Kritik-kritik itu mesti diperiksa isinya dengan sungguh-sungguh. Baru terang kepada kita, maksud dan harganya orang yang mengkritik itu. Tiap-tiap kritik itu tiada perlu kita terima dengan pergoncangan. Kepada mereka yang selamanya bermaksud baik dan oleh karena sempit pahamnya sehingga keliru mengkritiknya, kita harus memberi penerangan yang terang kepadanya buat membuktikan kesalahan yang terdapat dalam kritik itu. Sebenarnyalah demikian kehendak Islam; adakah lain perkara, ataukah mereka yang mengkritik itu merasa dan insaf akan besarnya tanggung jawab daripada kritiknya? Buat boleh mengkritik orang harus memenuhi beberapa perkara:[7]

Pertama, orang-orang yang mengkritik itu harus mengetahui sungguh-sungguh dan telah mempelajari betul-betul pasal yang dikritiknya itu.[8]

Kedua, kritik itu harus tiada menyakitkan hati bagi yang dikritik supaya kritik itu dapat dibaca dan diperhatikan oleh orang yang dikritik. Dan jika orang menjalankan kritiknya dengan jalan yang tidak senonoh, tentulah ia akan mendapat buah yang tidak diharapkan. Apalagi kritik yang mengenai sesuatu peraturan, sebagaimana Islam, orang yang mengkritik itu harus memenuhi sungguh-sungguh bab yang pertama tadi, agar supaya umat Islam, yang banyaknya kurang lebih sepertiga daripada manusia yang di muka bumi ini, menghargai kritik itu.[9]

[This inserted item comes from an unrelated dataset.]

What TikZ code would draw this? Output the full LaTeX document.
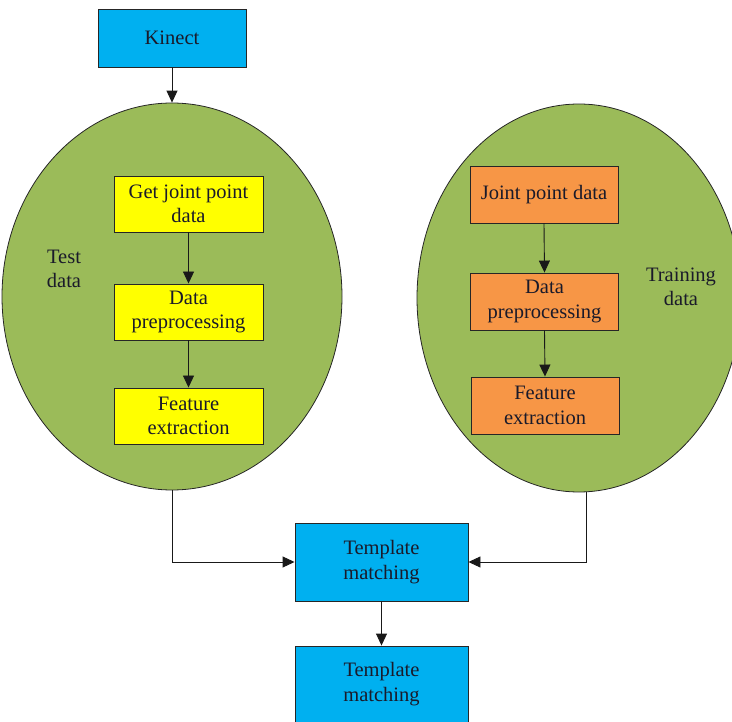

Hal ini haruslah diperhatikan sungguh oleh pemimpin-pemimpin dari surat-surat kabar dan pemimpin-pemimpin rakyat.[10]

Dengan heran sekali kami membaca suatu artikel dalam surat kabar “Swara Oemoem” No. 50 dan nomor-nomor berikutnya yaitu suatu surat kabar yang dipimpin oleh orang-orang yang berharga, setidak-tidaknya orang-orang yang terpelajar, artikel mana ialah mencoba membuat perbandingan di antara pergi ke Mekkah dan pergi ke Digul. Mekkah dan Digul adalah dua anasir yang tiada bisa dibandingkan. Orang-orang yang pergi ke Digul itu karena dipaksa, tetapi orang-orang yang pergi ke Mekkah itu terjadi atas keikhlasan hatinya; yaitu memenuhi perintah Agama (Din), sebagaimana mereka yang pergi ke schouwbrug buat menonton opera dan concerten (konser) memenuhi rasa seninya (kunstzin).[11]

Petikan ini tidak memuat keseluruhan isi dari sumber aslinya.